2. Cut out entitlements

That $29K to support parents, and $20K to cover parent medical bills can absolutely be cut. At a minimum, they can be reformed significantly so that it is not the drain it is today (private accounts, anyone?).

Politically our elected reps lack the spine to do the right thing, but that is not the same thing as a family unable to make changes.

3. If things should ever get so bad that the U.S. ever defaults on its sovereign debt, believe me, the last thing we'll be worrying about is our tax burden. The social chaos, the pillaging, the murders, rapes, and breakdown of society will be so severe that we won't be worrying too much about things like that. Instead, we'll be holed up with our guns in our laps, defending what we have against looters and bandits.

Greg Ausley said...

Hey Rob!

Great discussion points.

I would offer that in this analogy, income is going to remain fixed for the next 5-10 years. Income is defined here as the tax revenues. We are in a deep recession at best. Tax revenues shouldn't grow (at least significantly) for a while. Of course I am not an economist and hope I am wrong here.

In terms of entitlements, I am all for cutting them down to reasonable levels. However, it seems that it ain't gonna happen! The is a government by the boomers, for the boomers. Cutting retirement benefits is political suicide and I don't think Obama will have the courage to do so.

So I agree with everything you say in a fundamental way, but am sorry to say that it just isn't practical to expect any of these things out of the government any time soon.

Sorry, my friend, but you and I are going to be stuck paying this bill for years to come.

Please keep reading and commenting. I love the discussion!


Anonymous said...

Income over the next 5-10 years will not grow only if the government does stupid shit. Which... it is highly likely to do. But cut taxes, cut the corporate tax rates, cut regulations, stop bailing out failed companies, drop trade barriers, and watch the engine of American growth just rev up.

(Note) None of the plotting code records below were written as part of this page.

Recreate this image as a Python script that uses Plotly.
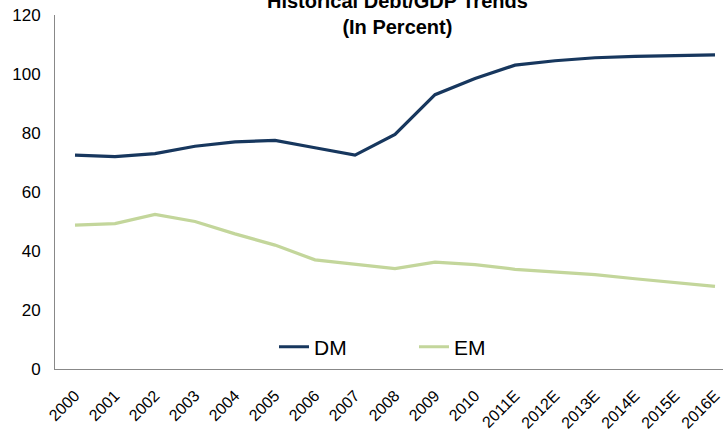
import plotly.graph_objects as go

years = ["2000", "2001", "2002", "2003", "2004", "2005", "2006", "2007", "2008",
         "2009", "2010", "2011E", "2012E", "2013E", "2014E", "2015E", "2016E"]
dm = [72.5, 72.0, 73.0, 75.5, 77.0, 77.5, 75.0, 72.5, 79.5, 93.0, 98.5,
      103.0, 104.5, 105.5, 106.0, 106.2, 106.5]
em = [48.8, 49.3, 52.4, 50.0, 45.8, 42.0, 37.0, 35.5, 34.0, 36.2, 35.4,
      33.8, 32.8, 32.0, 30.6, 29.3, 28.0]

FONT = "Arial, Liberation Sans, sans-serif"

fig = go.Figure()
fig.add_trace(go.Scatter(x=list(range(len(years))), y=dm, name="DM", mode="lines",
                         line=dict(color="#17375E", width=3.2)))
fig.add_trace(go.Scatter(x=list(range(len(years))), y=em, name="EM", mode="lines",
                         line=dict(color="#C3D69B", width=3.2)))

fig.update_layout(
    width=728, height=434,
    margin=dict(l=55, r=5, t=15, b=65),
    paper_bgcolor="white", plot_bgcolor="white",
    font=dict(family=FONT, color="black"),
    showlegend=True,
    legend=dict(orientation="h", x=219 / 668, xanchor="left", y=0.004, yanchor="bottom",
                font=dict(size=21, family=FONT), itemwidth=30, bgcolor="rgba(0,0,0,0)",
                traceorder="normal", entrywidth=95),
    annotations=[dict(text="<b>Historical Debt/GDP Trends<br>(In Percent)</b>",
                      xref="paper", yref="paper", x=(397 - 55) / 668, y=(369 - 14) / 354,
                      xanchor="center", yanchor="middle", showarrow=False,
                      font=dict(size=20, family=FONT, color="black"))],
)
fig.update_xaxes(
    tickmode="array", tickvals=list(range(len(years))), ticktext=years,
    range=[-0.5, 16.2], tickangle=-45, tickfont=dict(size=16, family=FONT),
    showline=True, linecolor="#888888", linewidth=1, showgrid=False, ticks="",
    zeroline=False, automargin=False, ticklabelstandoff=10,
)
fig.update_yaxes(
    range=[0, 120], tickvals=[0, 20, 40, 60, 80, 100, 120],
    tickfont=dict(size=17, family=FONT), showline=True, linecolor="#888888",
    linewidth=1, showgrid=False, ticks="", zeroline=False, ticklabelstandoff=10,
    automargin=False,
)

fig.write_html("out.html", post_script="document.body.style.margin='0';",
               config={"displayModeBar": False})
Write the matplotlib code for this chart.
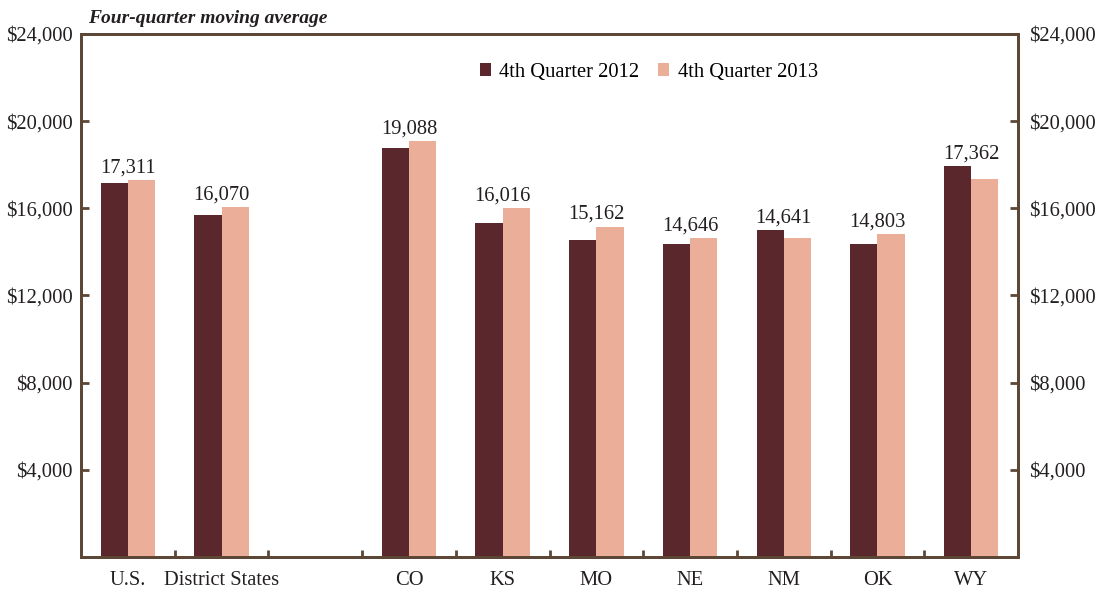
import matplotlib.pyplot as plt
import numpy as np

plt.rcParams['font.family'] = ['Liberation Serif', 'DejaVu Serif']

# slot 2 is an empty spacer between the aggregates and the states
labels = ['U.S.', 'District States', '', 'CO', 'KS', 'MO', 'NE', 'NM', 'OK', 'WY']
slots = [0, 1, 3, 4, 5, 6, 7, 8, 9]
q4_2012 = [17160, 15700, 18770, 15330, 14550, 14360, 15000, 14360, 17940]
q4_2013 = [17311, 16070, 19088, 16016, 15162, 14646, 14641, 14803, 17362]

c12 = '#5a272c'
c13 = '#ebae98'
frame = '#5c4636'
fs = 14.8

fig = plt.figure(figsize=(10.99, 5.92), dpi=100)
ax = fig.add_axes([0.0737, 0.0591, 0.8526, 0.8835])

x = np.array(slots)
w = 0.29
ax.bar(x - w / 2, q4_2012, w, color=c12, label='4th Quarter 2012')
ax.bar(x + w / 2, q4_2013, w, color=c13, label='4th Quarter 2013')

for xi, a, b in zip(x, q4_2012, q4_2013):
    ax.text(xi, max(a, b) + 120, '{:,}'.format(b), ha='center', va='bottom',
            fontsize=fs, color='#231f20')

ax.set_xlim(-0.5, len(labels) - 0.5)
ax.set_ylim(0, 24000)
yt = [4000, 8000, 12000, 16000, 20000, 24000]
ax.set_yticks(yt)
ax.set_yticklabels(['${:,}'.format(v) for v in yt])
ax.tick_params(axis='y', direction='in', length=6, width=2, color=frame,
               labelsize=fs, labelcolor='#231f20', pad=6)

ax.set_xticks(range(len(labels)))
ax.set_xticklabels(labels)
ax.set_xticks(np.arange(0.5, len(labels) - 0.5, 1), minor=True)
ax.tick_params(axis='x', which='major', length=0, labelsize=fs,
               labelcolor='#231f20', pad=10)
ax.tick_params(axis='x', which='minor', direction='in', length=5, width=2,
               color=frame)

ax2 = ax.twinx()
ax2.set_ylim(0, 24000)
ax2.set_yticks(yt)
ax2.set_yticklabels(['${:,}'.format(v) for v in yt])
ax2.tick_params(axis='y', direction='in', length=6, width=2, color=frame,
                labelsize=fs, labelcolor='#231f20', pad=8)

for a in (ax, ax2):
    for s in a.spines.values():
        s.set_color(frame)
        s.set_linewidth(2)

ax.legend(loc='upper center', bbox_to_anchor=(0.606, 0.98), ncol=2, frameon=False,
          fontsize=fs, handlelength=0.55, handleheight=0.55, handletextpad=0.4,
          columnspacing=0.9)

fig.text(0.08, 0.968, 'Four-quarter moving average', fontsize=14, style='italic',
         weight='bold', color='#231f20', va='center')

fig.savefig('out.png', dpi=100)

Cutting entitlements is political suicide only because we post-boomers are lame-asses. Half of us are brainwashed by liberal ideology and thinks big government is always the best, while the other half of us are politically powerless. That can change. There is a very strong streak of libertarian, pro-capitalist views in the Gen-X and Gen-Y generations. As they start to overcome the brainwashing by their college profs and the media, they may find that actually, they really DON'T want to vote for the guy who proposes to take their money and keep giving it to the Boomers.

We are likely to be stuck paying the bill, sure. But those of us with children have a lot of motivation to make sure THEY don't end up paying for grandma and grandpa's excesses.

The pendulum will swing back. :) Have faith in the American people.